Four Thai teenagers get a harsh reality check while trying to learn a traditional dance to fulfill their religious pledges in “Tang Wong,” a coming-of-ager that turns the typically cheesy, motivational youth-film genre on its head. Helmer-scribe Kongdej Jaturanrasmee projects a cynical but thought-provoking vision of confused and apathetic youngsters betrayed by a nation that has lost connection with its cultural past. Though the film is speckled with offbeat humor that underlines Jaturanrasmee’s affinity for adolescent behavior, its message is diluted by a loose and undisciplined style. Pic is best suited to educational arenas and youth-oriented festivals.
The story centers on four high-school boys from different social backgrounds who half-heartedly make wishes at Bangkok’s Luang Poo shrine. K-pop cover dancer Em (Anawat Patanawanichkul) wants ex-g.f. Fiang (Prinsadapak Jongkumchok) to return to him; table-tennis champion Best (Nutthasit Kotimanuswanich) is badgered by g.f. May (Chonnikarn Netrjui) into vowing eternal love for her. Nerds Jay (Siripat Kuhavichanun) and Yong (Sompob Sittiajarn) need some “voodoo magic” to help them win a science quiz. When all prayers are answered, the four are obliged to perform a customary Thai dance in public to express their gratitude to the spirits. Reluctantly, they seek coaching from professional Thai dancer Nut (Natarat Lakha), with unsatisfactory results.
The title refers to the primary posture of traditional Thai dancing, but the protags have difficulty grasping even these basics. In fact, neither the dance, nor the process of learning it, figure much in the plot, except to symbolize how little young Thais care about their ancient arts. Steering clear of such platitudinous themes as team spirit, character building or family reconciliation, often central to films about overcoming a challenge, “Tang Wong” unsentimentally observes the new generation’s lack of spirituality, purpose, self-confidence or mutual trust. This is reflected in the protags’ religious skepticism before and after their wishes come true, and their slack attitude toward honoring their pledges. As the fear of mass humiliation at the performance stretches friendships and romances to the breaking point, Jaturanrasmee depicts the youngsters’ frailty with an honesty rare among the breezy youth-skewing romantic comedies that saturate Thai cinema.

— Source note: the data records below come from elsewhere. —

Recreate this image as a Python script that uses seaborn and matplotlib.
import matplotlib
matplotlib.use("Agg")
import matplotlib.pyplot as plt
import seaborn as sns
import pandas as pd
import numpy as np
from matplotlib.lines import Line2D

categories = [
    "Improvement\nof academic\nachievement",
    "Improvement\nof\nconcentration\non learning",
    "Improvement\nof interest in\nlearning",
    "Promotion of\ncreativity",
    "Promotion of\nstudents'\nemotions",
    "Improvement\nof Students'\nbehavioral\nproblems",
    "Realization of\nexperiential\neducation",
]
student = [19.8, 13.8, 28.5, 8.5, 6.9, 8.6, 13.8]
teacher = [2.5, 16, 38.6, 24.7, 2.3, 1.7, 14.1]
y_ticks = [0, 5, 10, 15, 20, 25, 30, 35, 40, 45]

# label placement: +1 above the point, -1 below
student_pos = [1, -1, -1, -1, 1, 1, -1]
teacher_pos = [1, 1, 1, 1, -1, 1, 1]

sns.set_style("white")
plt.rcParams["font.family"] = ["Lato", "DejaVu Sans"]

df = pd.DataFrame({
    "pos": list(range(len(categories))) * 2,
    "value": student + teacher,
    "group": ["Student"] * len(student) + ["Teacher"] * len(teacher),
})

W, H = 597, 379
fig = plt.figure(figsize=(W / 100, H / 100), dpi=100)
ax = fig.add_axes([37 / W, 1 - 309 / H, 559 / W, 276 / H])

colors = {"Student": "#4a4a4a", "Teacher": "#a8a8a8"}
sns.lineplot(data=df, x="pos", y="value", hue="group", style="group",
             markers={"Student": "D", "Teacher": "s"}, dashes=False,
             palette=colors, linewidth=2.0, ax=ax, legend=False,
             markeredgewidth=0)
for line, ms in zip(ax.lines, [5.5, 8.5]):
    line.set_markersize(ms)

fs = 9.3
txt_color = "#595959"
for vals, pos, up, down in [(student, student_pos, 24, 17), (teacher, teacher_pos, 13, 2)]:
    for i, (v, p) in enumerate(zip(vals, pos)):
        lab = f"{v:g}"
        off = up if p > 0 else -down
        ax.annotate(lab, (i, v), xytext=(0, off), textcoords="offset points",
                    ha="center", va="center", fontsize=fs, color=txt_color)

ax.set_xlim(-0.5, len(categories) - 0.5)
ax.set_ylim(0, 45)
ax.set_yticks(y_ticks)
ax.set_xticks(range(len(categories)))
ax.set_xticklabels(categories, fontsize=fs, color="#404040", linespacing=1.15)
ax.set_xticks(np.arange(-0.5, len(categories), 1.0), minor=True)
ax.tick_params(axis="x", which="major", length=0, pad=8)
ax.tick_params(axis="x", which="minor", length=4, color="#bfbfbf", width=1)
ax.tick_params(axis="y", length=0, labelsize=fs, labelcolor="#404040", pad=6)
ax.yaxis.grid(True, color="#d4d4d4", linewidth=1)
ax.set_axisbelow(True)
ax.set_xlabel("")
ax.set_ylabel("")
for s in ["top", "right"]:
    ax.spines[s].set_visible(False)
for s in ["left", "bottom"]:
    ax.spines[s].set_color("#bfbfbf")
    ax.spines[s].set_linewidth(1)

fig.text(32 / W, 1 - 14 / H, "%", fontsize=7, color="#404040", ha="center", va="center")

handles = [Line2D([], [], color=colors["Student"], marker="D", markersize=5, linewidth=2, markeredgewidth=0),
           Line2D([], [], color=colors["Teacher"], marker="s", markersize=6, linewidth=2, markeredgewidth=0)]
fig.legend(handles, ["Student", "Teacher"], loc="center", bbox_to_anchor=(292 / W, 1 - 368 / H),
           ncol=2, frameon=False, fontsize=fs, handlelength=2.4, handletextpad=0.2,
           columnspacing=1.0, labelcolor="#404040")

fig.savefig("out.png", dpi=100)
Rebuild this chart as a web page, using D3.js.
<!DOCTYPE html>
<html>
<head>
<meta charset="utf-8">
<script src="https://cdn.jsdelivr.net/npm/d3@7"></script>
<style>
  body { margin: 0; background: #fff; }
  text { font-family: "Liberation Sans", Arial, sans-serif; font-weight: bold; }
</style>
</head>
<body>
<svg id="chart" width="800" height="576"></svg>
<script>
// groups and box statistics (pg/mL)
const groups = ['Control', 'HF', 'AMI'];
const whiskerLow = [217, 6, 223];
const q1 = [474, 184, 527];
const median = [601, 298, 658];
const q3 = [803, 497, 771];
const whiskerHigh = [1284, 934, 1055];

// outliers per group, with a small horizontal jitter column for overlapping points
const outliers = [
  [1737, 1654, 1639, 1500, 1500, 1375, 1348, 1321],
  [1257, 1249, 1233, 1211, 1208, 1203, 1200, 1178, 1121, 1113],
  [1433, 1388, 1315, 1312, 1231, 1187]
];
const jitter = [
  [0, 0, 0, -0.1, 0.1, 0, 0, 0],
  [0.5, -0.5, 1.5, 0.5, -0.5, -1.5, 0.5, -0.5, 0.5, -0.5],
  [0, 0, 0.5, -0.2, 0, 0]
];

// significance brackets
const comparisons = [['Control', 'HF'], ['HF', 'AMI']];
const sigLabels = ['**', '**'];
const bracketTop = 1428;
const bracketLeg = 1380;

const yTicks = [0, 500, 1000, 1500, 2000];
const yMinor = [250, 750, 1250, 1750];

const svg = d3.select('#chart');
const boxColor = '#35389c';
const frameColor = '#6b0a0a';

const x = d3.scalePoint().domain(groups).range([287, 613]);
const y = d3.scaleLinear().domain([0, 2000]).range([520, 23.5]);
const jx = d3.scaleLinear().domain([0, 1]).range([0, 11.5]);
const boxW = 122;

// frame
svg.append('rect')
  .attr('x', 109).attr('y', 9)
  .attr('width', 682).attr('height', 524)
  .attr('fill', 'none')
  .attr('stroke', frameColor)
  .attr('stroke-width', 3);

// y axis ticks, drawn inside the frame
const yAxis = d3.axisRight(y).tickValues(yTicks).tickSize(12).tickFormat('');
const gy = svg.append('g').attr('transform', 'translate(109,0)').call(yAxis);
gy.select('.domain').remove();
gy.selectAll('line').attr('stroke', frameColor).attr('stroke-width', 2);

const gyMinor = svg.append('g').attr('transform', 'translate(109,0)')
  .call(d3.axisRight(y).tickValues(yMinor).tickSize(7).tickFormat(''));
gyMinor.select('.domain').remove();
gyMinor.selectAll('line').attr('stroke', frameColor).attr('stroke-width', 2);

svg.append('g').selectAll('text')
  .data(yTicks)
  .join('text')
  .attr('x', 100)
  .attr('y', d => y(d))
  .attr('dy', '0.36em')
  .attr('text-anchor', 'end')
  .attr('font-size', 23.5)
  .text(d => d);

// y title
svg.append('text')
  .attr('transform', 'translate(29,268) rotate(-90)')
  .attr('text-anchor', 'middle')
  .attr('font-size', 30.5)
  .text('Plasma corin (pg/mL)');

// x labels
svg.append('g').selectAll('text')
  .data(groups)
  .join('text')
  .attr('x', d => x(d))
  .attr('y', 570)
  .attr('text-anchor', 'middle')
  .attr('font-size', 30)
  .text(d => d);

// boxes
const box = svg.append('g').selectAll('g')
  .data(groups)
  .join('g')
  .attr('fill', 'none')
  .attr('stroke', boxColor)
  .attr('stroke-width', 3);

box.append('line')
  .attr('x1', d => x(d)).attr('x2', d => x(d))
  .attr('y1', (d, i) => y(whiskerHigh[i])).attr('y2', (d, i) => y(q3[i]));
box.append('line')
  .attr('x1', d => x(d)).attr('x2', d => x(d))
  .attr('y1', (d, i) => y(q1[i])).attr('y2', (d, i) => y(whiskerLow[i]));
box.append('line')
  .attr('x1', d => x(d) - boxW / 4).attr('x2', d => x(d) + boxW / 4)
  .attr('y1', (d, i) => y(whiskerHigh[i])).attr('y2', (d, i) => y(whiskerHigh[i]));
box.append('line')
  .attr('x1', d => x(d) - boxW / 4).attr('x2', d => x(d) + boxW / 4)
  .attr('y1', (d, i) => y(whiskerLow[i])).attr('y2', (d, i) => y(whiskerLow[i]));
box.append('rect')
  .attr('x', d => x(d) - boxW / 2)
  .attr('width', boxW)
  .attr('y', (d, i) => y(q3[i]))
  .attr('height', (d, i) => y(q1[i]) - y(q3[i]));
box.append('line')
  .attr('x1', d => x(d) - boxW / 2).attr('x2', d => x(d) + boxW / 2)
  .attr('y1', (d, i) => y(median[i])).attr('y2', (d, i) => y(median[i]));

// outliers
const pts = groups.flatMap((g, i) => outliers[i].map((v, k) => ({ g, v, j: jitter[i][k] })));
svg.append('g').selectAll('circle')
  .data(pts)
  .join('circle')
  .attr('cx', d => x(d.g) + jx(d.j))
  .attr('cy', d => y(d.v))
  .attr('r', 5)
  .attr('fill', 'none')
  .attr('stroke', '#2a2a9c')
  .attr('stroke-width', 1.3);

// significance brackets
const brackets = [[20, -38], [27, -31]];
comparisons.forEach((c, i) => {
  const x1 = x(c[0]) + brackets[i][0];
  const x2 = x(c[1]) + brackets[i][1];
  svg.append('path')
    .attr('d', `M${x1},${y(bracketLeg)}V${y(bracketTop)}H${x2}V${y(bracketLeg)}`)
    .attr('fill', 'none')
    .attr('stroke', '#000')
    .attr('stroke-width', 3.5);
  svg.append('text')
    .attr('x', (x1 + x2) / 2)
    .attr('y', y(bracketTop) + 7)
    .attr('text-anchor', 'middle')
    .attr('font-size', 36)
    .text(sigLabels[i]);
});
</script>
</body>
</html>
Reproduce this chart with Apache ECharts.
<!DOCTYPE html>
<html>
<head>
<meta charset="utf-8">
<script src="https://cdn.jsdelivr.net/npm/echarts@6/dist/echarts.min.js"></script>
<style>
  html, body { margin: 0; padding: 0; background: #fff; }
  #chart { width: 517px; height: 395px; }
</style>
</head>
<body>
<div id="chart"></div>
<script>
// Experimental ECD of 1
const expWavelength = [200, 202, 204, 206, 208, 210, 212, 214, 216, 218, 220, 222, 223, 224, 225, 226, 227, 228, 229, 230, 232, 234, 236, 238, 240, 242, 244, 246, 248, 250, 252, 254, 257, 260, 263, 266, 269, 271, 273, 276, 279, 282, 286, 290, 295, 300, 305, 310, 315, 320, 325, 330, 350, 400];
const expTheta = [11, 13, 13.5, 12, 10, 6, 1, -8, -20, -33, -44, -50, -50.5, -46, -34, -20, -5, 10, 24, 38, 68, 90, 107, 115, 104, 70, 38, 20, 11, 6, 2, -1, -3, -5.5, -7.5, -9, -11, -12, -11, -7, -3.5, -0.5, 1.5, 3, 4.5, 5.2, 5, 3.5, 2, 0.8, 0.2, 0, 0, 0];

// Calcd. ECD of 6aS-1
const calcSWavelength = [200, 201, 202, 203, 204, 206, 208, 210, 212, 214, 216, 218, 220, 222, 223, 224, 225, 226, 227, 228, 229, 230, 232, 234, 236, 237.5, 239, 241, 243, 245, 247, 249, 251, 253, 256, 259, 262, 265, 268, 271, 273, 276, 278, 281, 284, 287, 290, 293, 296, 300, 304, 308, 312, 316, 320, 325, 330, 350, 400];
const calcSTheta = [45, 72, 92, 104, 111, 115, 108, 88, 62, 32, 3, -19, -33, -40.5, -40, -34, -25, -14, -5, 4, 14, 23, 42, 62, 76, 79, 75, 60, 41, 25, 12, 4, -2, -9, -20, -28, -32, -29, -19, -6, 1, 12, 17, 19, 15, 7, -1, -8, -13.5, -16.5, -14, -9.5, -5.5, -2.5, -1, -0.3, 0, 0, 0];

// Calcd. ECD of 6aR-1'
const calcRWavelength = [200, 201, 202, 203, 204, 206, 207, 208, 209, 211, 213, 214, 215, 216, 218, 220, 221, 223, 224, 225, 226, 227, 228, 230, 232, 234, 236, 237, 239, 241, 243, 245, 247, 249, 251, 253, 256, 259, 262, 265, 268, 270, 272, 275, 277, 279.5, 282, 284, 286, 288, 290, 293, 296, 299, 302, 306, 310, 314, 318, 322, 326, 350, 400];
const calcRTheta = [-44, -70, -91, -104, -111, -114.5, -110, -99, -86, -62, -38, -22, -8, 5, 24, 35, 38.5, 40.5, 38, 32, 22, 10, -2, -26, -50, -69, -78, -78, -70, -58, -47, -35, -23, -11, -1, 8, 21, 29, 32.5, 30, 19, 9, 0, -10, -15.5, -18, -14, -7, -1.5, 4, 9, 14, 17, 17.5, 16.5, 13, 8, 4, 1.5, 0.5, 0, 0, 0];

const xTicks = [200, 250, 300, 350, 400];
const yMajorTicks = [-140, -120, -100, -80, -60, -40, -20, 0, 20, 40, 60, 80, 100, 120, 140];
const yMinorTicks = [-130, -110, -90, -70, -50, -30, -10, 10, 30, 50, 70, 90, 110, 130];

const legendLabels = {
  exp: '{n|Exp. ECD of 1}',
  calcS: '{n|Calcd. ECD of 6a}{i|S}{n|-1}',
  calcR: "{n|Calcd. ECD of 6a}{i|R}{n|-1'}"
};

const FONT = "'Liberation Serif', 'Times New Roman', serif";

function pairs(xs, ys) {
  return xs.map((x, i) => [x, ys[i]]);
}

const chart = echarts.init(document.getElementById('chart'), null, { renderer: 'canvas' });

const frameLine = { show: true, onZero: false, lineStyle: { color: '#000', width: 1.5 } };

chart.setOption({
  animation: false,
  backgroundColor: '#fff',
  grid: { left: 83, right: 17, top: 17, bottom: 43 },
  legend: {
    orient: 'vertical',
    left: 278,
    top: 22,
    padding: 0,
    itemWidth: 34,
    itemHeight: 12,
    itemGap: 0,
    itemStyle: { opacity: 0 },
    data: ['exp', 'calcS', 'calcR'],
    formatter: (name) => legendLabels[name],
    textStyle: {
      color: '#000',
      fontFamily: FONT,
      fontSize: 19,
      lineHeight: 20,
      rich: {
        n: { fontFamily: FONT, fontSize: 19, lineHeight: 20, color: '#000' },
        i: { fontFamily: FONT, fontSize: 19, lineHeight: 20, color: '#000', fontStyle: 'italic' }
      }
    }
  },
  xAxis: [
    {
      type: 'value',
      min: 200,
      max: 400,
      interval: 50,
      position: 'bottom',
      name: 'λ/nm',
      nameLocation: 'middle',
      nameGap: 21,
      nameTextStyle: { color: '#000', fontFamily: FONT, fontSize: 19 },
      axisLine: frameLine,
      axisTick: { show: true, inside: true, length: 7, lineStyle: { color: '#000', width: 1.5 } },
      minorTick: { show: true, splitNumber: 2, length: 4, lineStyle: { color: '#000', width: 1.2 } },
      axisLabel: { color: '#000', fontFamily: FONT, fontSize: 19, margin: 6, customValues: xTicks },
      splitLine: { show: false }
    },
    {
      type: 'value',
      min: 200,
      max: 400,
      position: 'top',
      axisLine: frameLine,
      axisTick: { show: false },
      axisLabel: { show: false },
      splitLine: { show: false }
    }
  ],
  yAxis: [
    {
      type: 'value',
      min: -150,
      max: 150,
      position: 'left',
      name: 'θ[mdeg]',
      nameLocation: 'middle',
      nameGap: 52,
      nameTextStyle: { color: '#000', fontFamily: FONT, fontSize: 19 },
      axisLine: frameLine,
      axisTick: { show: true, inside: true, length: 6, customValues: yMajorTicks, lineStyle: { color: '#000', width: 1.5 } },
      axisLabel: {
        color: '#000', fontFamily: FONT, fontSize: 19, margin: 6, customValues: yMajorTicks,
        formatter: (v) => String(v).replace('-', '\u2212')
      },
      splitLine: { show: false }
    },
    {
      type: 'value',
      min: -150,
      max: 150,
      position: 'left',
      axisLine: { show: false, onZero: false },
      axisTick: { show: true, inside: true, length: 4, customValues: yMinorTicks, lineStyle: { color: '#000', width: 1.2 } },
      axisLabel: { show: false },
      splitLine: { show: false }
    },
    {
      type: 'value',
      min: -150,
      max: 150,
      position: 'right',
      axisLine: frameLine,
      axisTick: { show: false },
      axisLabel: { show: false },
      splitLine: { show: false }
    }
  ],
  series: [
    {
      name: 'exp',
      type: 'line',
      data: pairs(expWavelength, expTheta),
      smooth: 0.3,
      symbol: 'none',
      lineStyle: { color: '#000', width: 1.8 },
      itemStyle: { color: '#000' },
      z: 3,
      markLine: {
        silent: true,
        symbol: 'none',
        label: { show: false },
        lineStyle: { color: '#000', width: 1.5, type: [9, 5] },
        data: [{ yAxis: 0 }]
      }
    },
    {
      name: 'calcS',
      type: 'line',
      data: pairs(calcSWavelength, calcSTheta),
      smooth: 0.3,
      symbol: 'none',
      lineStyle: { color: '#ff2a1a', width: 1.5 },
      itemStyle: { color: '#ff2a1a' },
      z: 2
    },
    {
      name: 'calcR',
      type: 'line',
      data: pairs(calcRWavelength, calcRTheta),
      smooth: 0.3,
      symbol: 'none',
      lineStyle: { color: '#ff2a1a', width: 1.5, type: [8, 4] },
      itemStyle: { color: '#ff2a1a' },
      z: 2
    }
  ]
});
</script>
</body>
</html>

Set in April 2009, when protesters in the grassroots anti-government Red Shirts movement occupied the streets of Bangkok, news footage projects images of a nation set politically adrift, putting the protags’ individual crises of faith in a broader perspective. In one haunting episode during a violent army crackdown against the protesters, a terrified Best runs along a highway in search of his father, who has abandoned his son to become a full-time activist. Other authority figures, principally parents and teachers, are depicted as tarnishing rather than nurturing children’s dreams in a nation that serves up pipe dreams and delivers only an uncertain future.
“Tang Wong” proves to be more realistic and down-to-earth in subject and treatment than Jaturanrasmee’s other works (such as “Handle Me With Care” and “P407”), but it still skips too frequently among the seven main characters’ lives for any of them to stand out. As a result, performances lack strong flavor.
Umpornpol Yugala’s handheld shooting style has a disorienting effect when coupled with editor Manussa Warasingha’s torrent of jump cuts. Excessive use of manga, K-pop, online games and text messages as the protags’ channels of communication also becomes distracting.